Le CNOM indique que ces produits ne sont pas disponibles en libre accès sur le marché. « Seule la pharmacie centrale peut en importer et seuls les médecins en bénéficient », explique Dr Boukhris. D’après lui, les produits de ces centres proviennent de la contrebande. Par conséquent, il n’y a aucune garantie quant à l’efficacité et la validité des substances utilisées, dénonce le représentant de TAMAS. Ce dernier pointe du doigt en premier lieu la responsabilité des patients qui prennent le risque de se diriger vers ces établissements.

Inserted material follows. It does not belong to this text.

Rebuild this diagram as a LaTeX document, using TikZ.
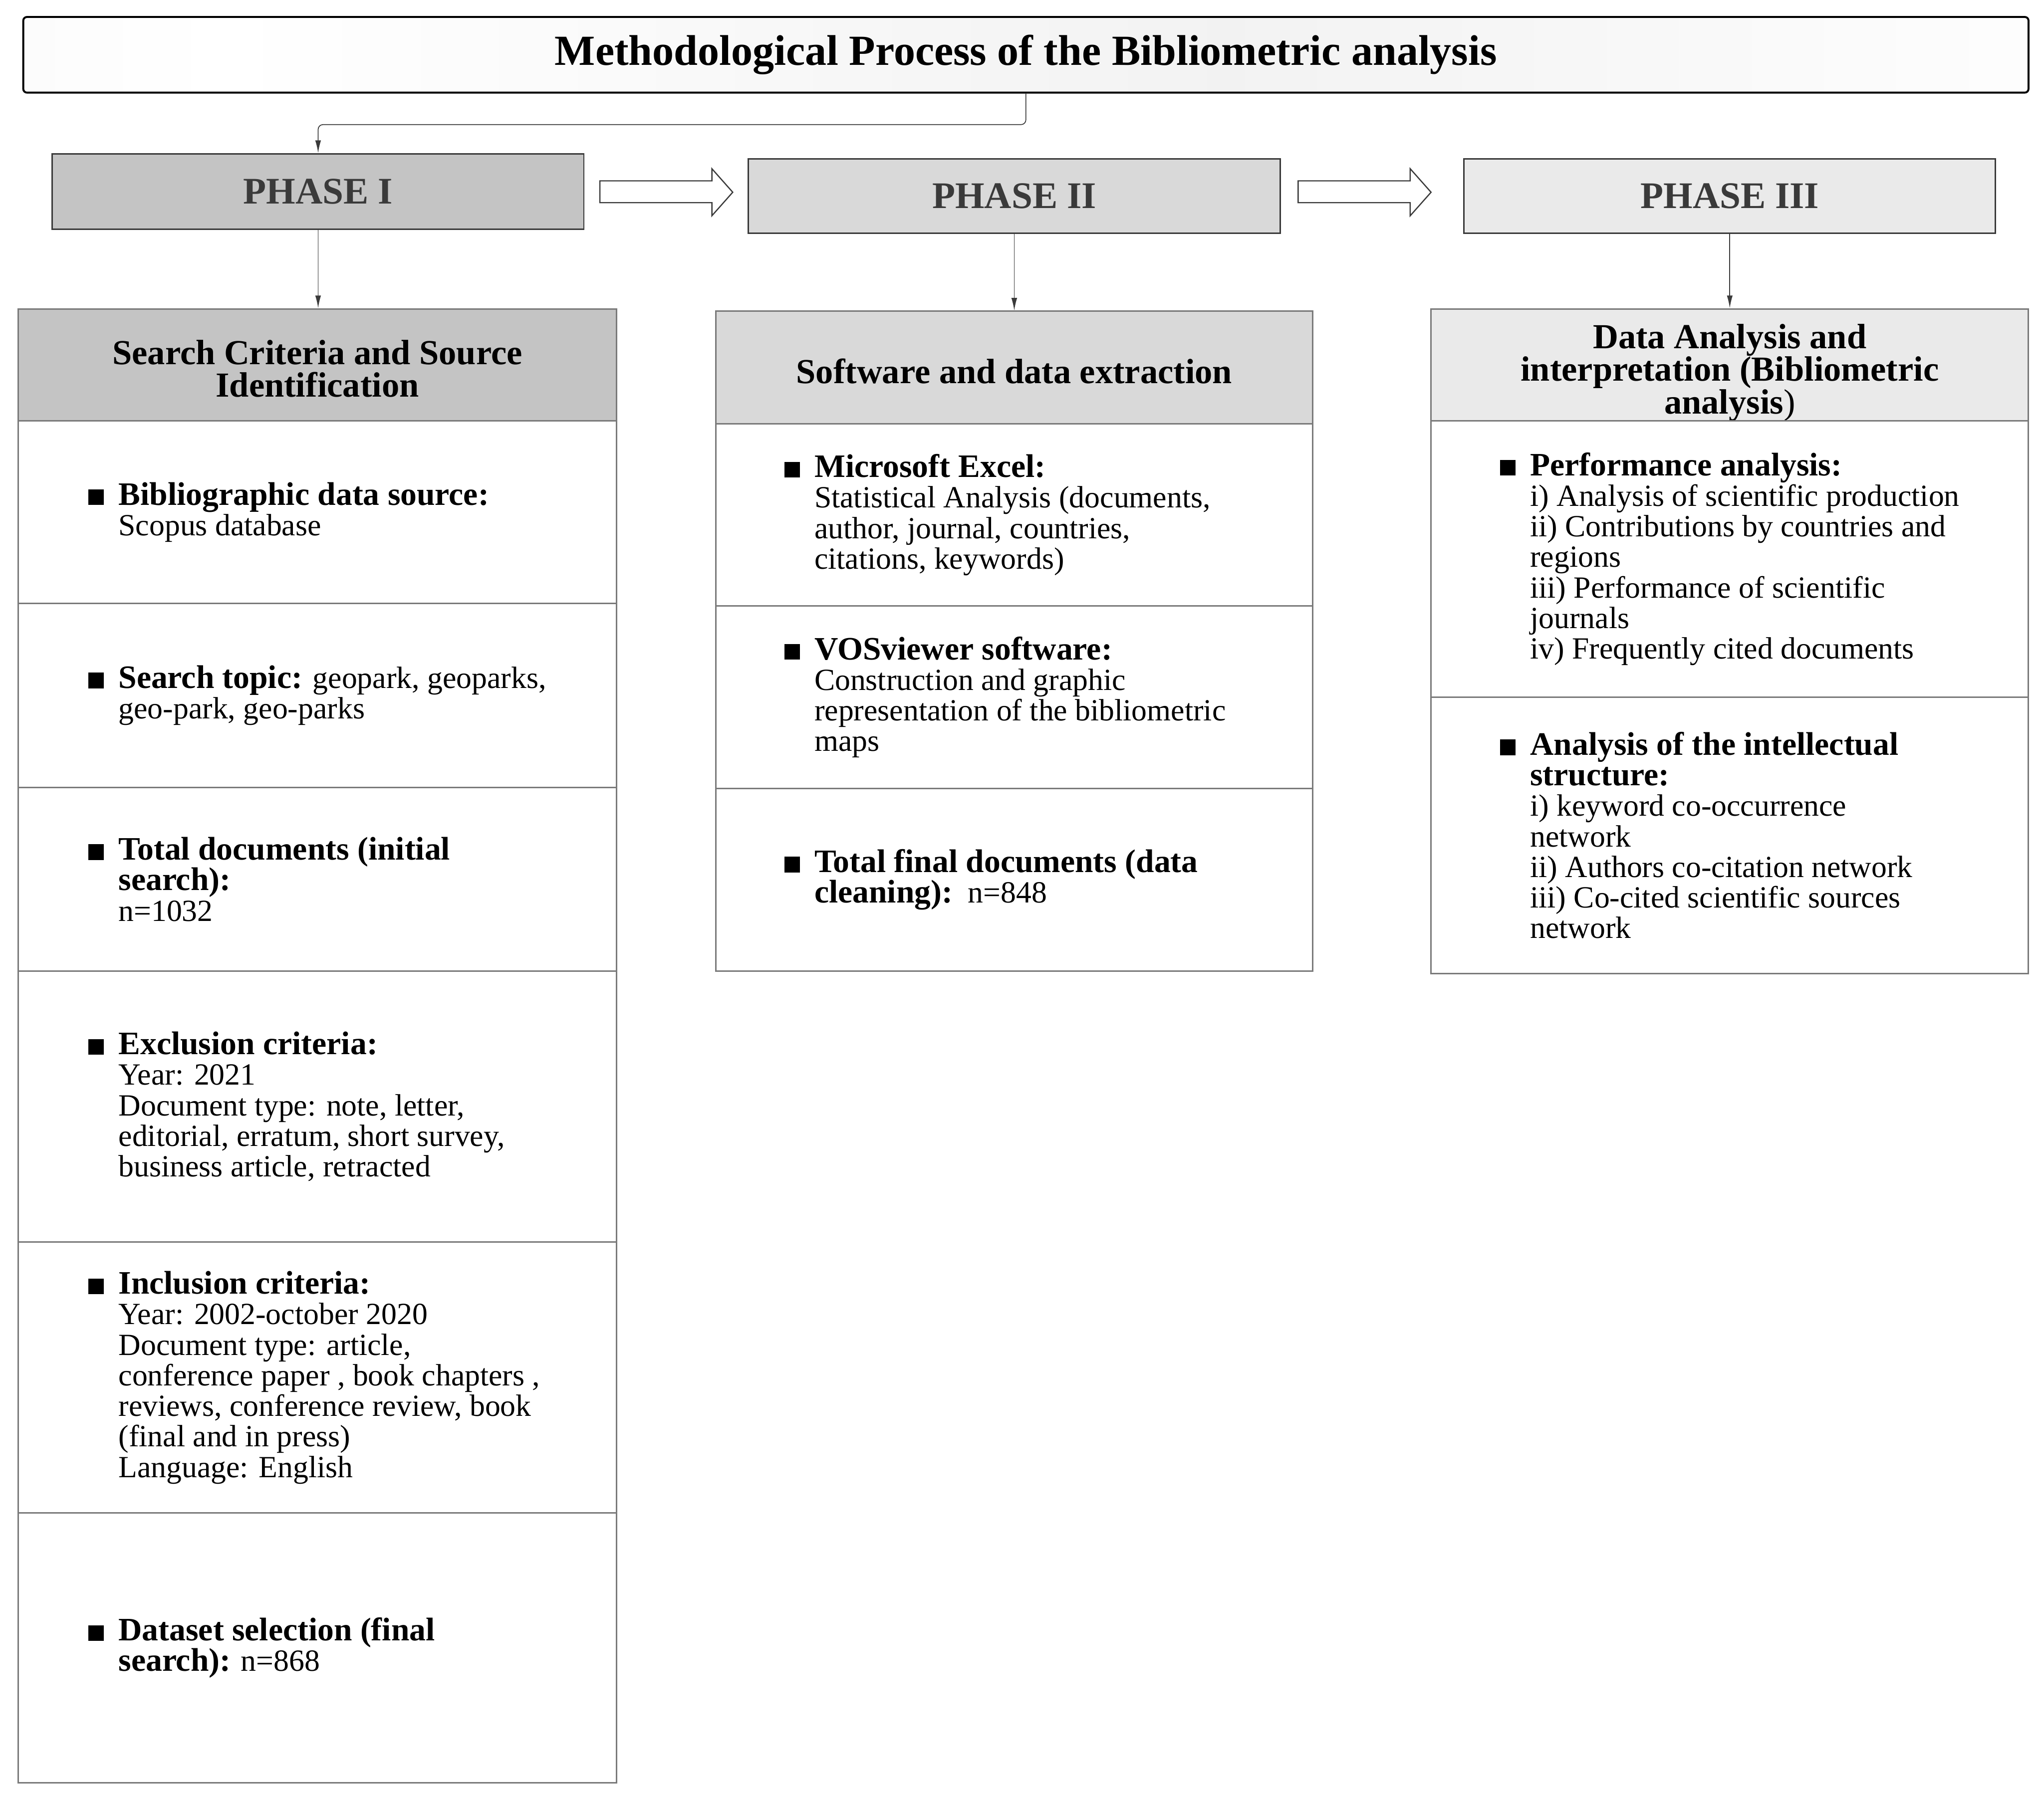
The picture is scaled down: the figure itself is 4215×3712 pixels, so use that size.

La responsabilité des autorités est également engagée. Ces centres exercent en effet au vu et au su de tout le monde. C’est seulement en ayant des éléments tangibles susceptibles de les incriminer que certains médecins comme Dr Jellazi interviennent pour saisir le CNOM et le ministère de la Santé.
En cas de plainte, le CNOM interpelle également les services des inspections et du contrôle relevant du ministère de la Santé. Lors de l’année 2022, il y a eu environ une dizaine de plaintes, fait savoir le représentant du CNOM.
De son côté, le directeur général de l’inspection médicale, Sami Rekik assure à Nawaat qu’ils sont en train d’agir pour fermer les centres accusés d’exercice illégal de la médecine. D’après le responsable ministériel, les plaintes qu’ils reçoivent proviennent de citoyens, de médecins et du CNOM. « Concentrés dans les grandes villes, ces centres font travailler un personnel soi-disant formé à l’international pour prodiguer des soins médico-esthétiques », révèle-t-il. Les centres démasqués sont fermés par les autorités régionales. En cas de faute médicale de leur part, c’est la justice qui est saisie, précise-t-il.
Toutefois, le contrôle effectué par les services de santé demeure lacunaire, d’après le président de la TAMAS. « L’Etat ne dispose pas de moyens humains suffisants pour contrôler l’ensemble des centres », estime-t-il. Selon lui, ces établissements se multiplient en profitant de la demande exponentielle en actes esthétiques « désormais banalisés ». Et c’est une population de plus en plus jeune et des hommes qui en réclament. A titre indicatif, les jeunes femmes entre 20 et 25 ans représentent actuellement environ 30% des demandes de consultations contre 3 à 5% des demandes il y a quelques années, fait savoir le représentant de TAMAS. « De plus en plus de personnes sont soucieuses de leur apparence. Et les réseaux sociaux ont eu beaucoup d’influence dans l’expansion de ce phénomène », constate-t-il.
Sur Instagram et sur les plateaux tv, beaucoup de célébrités jeunes et moins jeunes se font remarquer par leurs lèvres pulpeuses ou encore leur visages remodelés et liftés. Et elles en parlent de manière décomplexée, à l’instar de l’instagrammeuse Lina Kouili sur le plateau d’Attessia Tv ou encore de la chroniqueuse Baya Zardi sur El Hiwar Ettounssi. Participant à la démocratisation des actes esthétiques, ces célébrités ont un impact sur les plus jeunes.
« On reçoit des filles de moins de 20 ans parfois, qui demandent qu’on leur redessine les lèvres, alors qu’elles n’ont besoin d’aucune intervention esthétique. Il faut savoir dire non à cette demande. L’acte esthétique doit être réaliste et réalisable », plaide-t-il. Pas sûr que les centres esthétiques soient disposés à rejeter de telles sollicitations dans un marché gouverné par l’appât du gain.